*Provided data*:
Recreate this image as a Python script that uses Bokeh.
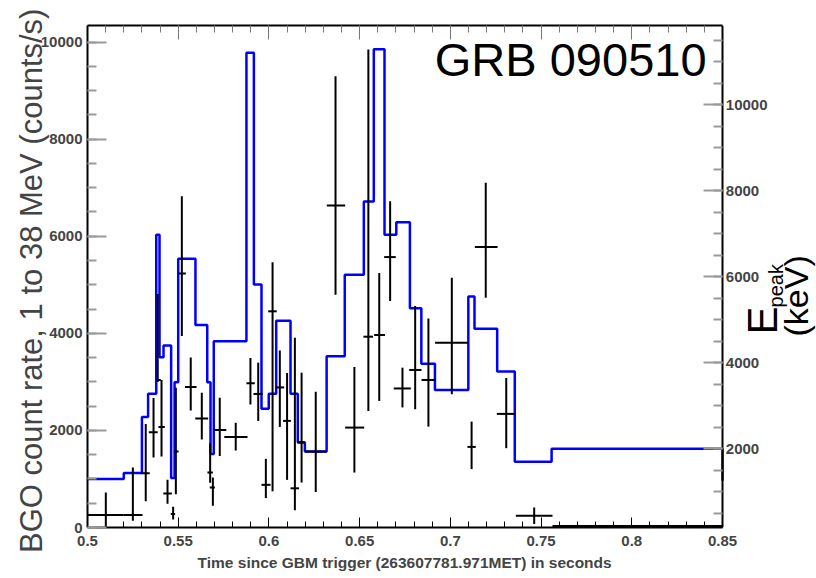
import math
from bokeh.plotting import figure
from bokeh.models import (Range1d, LinearAxis, SingleIntervalTicker, NumeralTickFormatter,
                          Label, ColumnDataSource, CustomJSTickFormatter)
from bokeh.embed import file_html
from bokeh.resources import INLINE

# ---- data: BGO count rate (left axis), time bins with x errors and asymmetric y errors
t = [0.5101, 0.5250, 0.5321, 0.5364, 0.5387, 0.5408, 0.5441, 0.5472, 0.5487, 0.5520,
     0.5569, 0.5630, 0.5676, 0.5691, 0.5729, 0.5817, 0.5898, 0.5941, 0.5983, 0.6020,
     0.6060, 0.6100, 0.6143, 0.6180, 0.6258, 0.6367, 0.6471, 0.6548, 0.6608, 0.6668,
     0.6736, 0.6806, 0.6879, 0.7008, 0.7117, 0.7195, 0.7308, 0.7462, 0.8031]
t_lo = [0.5000, 0.5200, 0.5294, 0.5338, 0.5379, 0.5391, 0.5418, 0.5459, 0.5476, 0.5502,
        0.5537, 0.5594, 0.5661, 0.5674, 0.5698, 0.5754, 0.5876, 0.5915, 0.5959, 0.5996,
        0.6038, 0.6078, 0.6119, 0.6157, 0.6199, 0.6319, 0.6420, 0.6521, 0.6580, 0.6635,
        0.6688, 0.6773, 0.6841, 0.6916, 0.7094, 0.7135, 0.7256, 0.7361, 0.7563]
t_hi = [0.5200, 0.5303, 0.5343, 0.5387, 0.5404, 0.5426, 0.5465, 0.5483, 0.5502, 0.5542,
        0.5601, 0.5665, 0.5691, 0.5702, 0.5765, 0.5882, 0.5922, 0.5965, 0.6009, 0.6043,
        0.6084, 0.6121, 0.6166, 0.6199, 0.6319, 0.6420, 0.6525, 0.6574, 0.6640, 0.6699,
        0.6782, 0.6841, 0.6920, 0.7100, 0.7140, 0.7260, 0.7357, 0.7563, 0.8500]
rate = [255, 255, 1115, 1963, 3039, 2072, 700, 276, 1564, 5230,
        2895, 2247, 1132, 823, 2010, 1866, 2971, 2751, 879, 4453,
        2885, 2196, 807, 1749, 1564, 6634, 2058, 3930, 3965, 5570,
        2864, 3245, 3039, 3807, 1660, 5776, 2340, 241, 30]
rate_hi = [720, 1235, 2134, 2669, 4809, 3039, 981, 426, 2881, 6825,
           3502, 2778, 1737, 1029, 2675, 2160, 3492, 3395, 1414, 5463,
           3646, 3183, 3909, 3189, 2796, 9294, 3307, 9844, 5241, 6722,
           3292, 4562, 4305, 5144, 2181, 7099, 3080, 412, 30]
rate_lo = [14, 138, 539, 1440, 2998, 1465, 488, 165, 687, 3944,
           2412, 1815, 920, 447, 1475, 1588, 2531, 2195, 605, 745,
           2072, 981, 354, 926, 730, 4794, 1132, 2401, 2607, 4665,
           2473, 2436, 2078, 2745, 1202, 4733, 1634, 70, 30]

# ---- data: E_peak step histogram (right axis, keV)
epeak_edges = [0.5, 0.52, 0.53, 0.5334, 0.5379, 0.5397, 0.5419, 0.5461, 0.548, 0.55,
               0.5595, 0.566, 0.5678, 0.5696, 0.5876, 0.5917, 0.5959, 0.5999, 0.604, 0.6119,
               0.6159, 0.6198, 0.6318, 0.6418, 0.6523, 0.6578, 0.6637, 0.6702, 0.6777, 0.684,
               0.6915, 0.7099, 0.7133, 0.7258, 0.7355, 0.7558, 0.85]
epeak = [1300, 1440, 2740, 3280, 6980, 4130, 4400, 1320, 3550, 6420,
         4880, 3550, 1880, 4500, 11210, 5820, 2930, 3280, 4980, 3280,
         2150, 1940, 4150, 6050, 7750, 11290, 6980, 7270, 5270, 3980,
         3370, 5540, 4790, 3800, 1700, 2000]
epeak_next = 1260   # level the histogram outline drops to at the right edge

title_text = "GRB 090510"
x_title = "Time since GBM trigger (263607781.971MET) in seconds"
y_title = "BGO count rate, 1 to 38 MeV (counts/s)"
y2_title_main = "E"
y2_title_sub = "peak"
y2_title_unit = "(keV)"

assert len(t) == len(t_lo) == len(t_hi) == len(rate) == len(rate_lo) == len(rate_hi)
assert len(epeak_edges) == len(epeak) + 1

SANS = "Liberation Sans"
NB = "\u00a0"
T_END = 0.85          # end of the time axis
X_VIEW_END = 0.9018   # frame continues to the canvas edge to host the E_peak title

p = figure(width=816, height=578, x_range=Range1d(0.5, X_VIEW_END), y_range=Range1d(0, 10340),
           output_backend="svg", toolbar_location=None,
           min_border_left=87, min_border_right=0, min_border_top=25, min_border_bottom=51)
p.background_fill_color = "white"
p.border_fill_color = "white"
p.outline_line_color = None
p.grid.visible = False

p.extra_y_ranges = {"epeak": Range1d(170, 11844)}

# bottom axis
xa = p.xaxis[0]
xa.bounds = (0.5, T_END + 0.0001)
xa.ticker = SingleIntervalTicker(interval=0.05, num_minor_ticks=5)
xa.formatter = NumeralTickFormatter(format="0.0[0]")
xa.major_tick_in = 10
xa.major_tick_out = 0
xa.minor_tick_in = 6
xa.minor_tick_out = 0
xa.axis_line_width = 2
xa.major_label_text_font = SANS
xa.major_label_text_font_style = "bold"
xa.major_label_text_font_size = "15px"
xa.major_label_standoff = 8
xa.axis_label = x_title + NB * 22
xa.axis_label_text_font = SANS
xa.axis_label_text_font_style = "bold"
xa.axis_label_text_font_size = "15.5px"
xa.axis_label_standoff = 5

# left axis
ya = p.yaxis[0]
ya.ticker = SingleIntervalTicker(interval=2000, num_minor_ticks=4)
ya.major_tick_in = 19
ya.major_tick_out = 0
ya.minor_tick_in = 9
ya.minor_tick_out = 0
ya.major_tick_line_color = "#9a9a9a"
ya.major_tick_line_width = 2
ya.minor_tick_line_color = "#9a9a9a"
ya.minor_tick_line_width = 2
ya.axis_line_width = 2
ya.major_label_text_font = SANS
ya.major_label_text_font_style = "bold"
ya.major_label_text_font_size = "15px"
ya.major_label_standoff = 5
ya.axis_label = y_title + NB
ya.axis_label_text_font = SANS
ya.axis_label_text_font_style = "normal"
ya.axis_label_text_font_size = "31px"
ya.axis_label_standoff = -11

# top axis (ticks only)
top = LinearAxis(bounds=(0.5, T_END + 0.0001),
                 ticker=SingleIntervalTicker(interval=0.05, num_minor_ticks=5),
                 formatter=CustomJSTickFormatter(code="return ''"),
                 major_tick_in=14, major_tick_out=0, minor_tick_in=7, minor_tick_out=0,
                 major_tick_line_color="#777777", minor_tick_line_color="#777777",
                 axis_line_width=2, major_label_text_font_size="2px", major_label_standoff=0)
p.add_layout(top, "above")

# right-hand E_peak axis, drawn at the end of the time axis
ra = LinearAxis(y_range_name="epeak", fixed_location=T_END,
                ticker=SingleIntervalTicker(interval=2000, num_minor_ticks=4),
                formatter=CustomJSTickFormatter(
                    code="return tick >= 10000 ? String(tick) : String(tick) + '\\u00a0\\u00a0';"),
                major_tick_in=0, major_tick_out=19, minor_tick_in=0, minor_tick_out=9,
                major_tick_line_color="#9a9a9a", major_tick_line_width=2,
                minor_tick_line_color="#9a9a9a", minor_tick_line_width=2,
                axis_line_width=2, major_label_text_font=SANS,
                major_label_text_font_style="bold", major_label_text_font_size="15px",
                major_label_standoff=-64)
p.add_layout(ra, "left")

# E_peak step histogram (outline closes down to the next level at the right edge)
p.step(x=epeak_edges, y=epeak + [epeak_next], mode="after", y_range_name="epeak",
       line_color="#0000ff", line_width=2.5)

# BGO rate crosses
src = ColumnDataSource(dict(t=t, t_lo=t_lo, t_hi=t_hi, rate=rate, rate_lo=rate_lo, rate_hi=rate_hi))
p.segment(x0="t_lo", y0="rate", x1="t_hi", y1="rate", source=src, line_color="black", line_width=2)
p.segment(x0="t", y0="rate_lo", x1="t", y1="rate_hi", source=src, line_color="black", line_width=2)

# title inside the frame
p.add_layout(Label(x=0.8412, y=9630, text=title_text, text_font=SANS, text_font_size="47px",
                   text_align="right", text_baseline="middle", text_color="black"))

# right-hand title E_peak (keV)
for txt, xx, yy, fs in [(y2_title_main, 0.87204, 3975, "42px"),
                        (y2_title_sub, 0.87960, 4532, "20px"),
                        (y2_title_unit, 0.89023, 3934, "34px")]:
    p.add_layout(Label(x=xx, y=yy, text=txt, angle=math.pi / 2, text_font=SANS,
                       text_font_size=fs, text_align="left", text_baseline="middle",
                       text_color="black"))

open("out.html", "w").write(file_html(p, INLINE))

*What is needed*:
Pictures stay out. Repeat only the lines from the beginning of the data through the line that has "from bokeh.resources import INLINE".

*Correct response*:
Recreate this image as a Python script that uses Bokeh.
import math
from bokeh.plotting import figure
from bokeh.models import (Range1d, LinearAxis, SingleIntervalTicker, NumeralTickFormatter,
                          Label, ColumnDataSource, CustomJSTickFormatter)
from bokeh.embed import file_html
from bokeh.resources import INLINE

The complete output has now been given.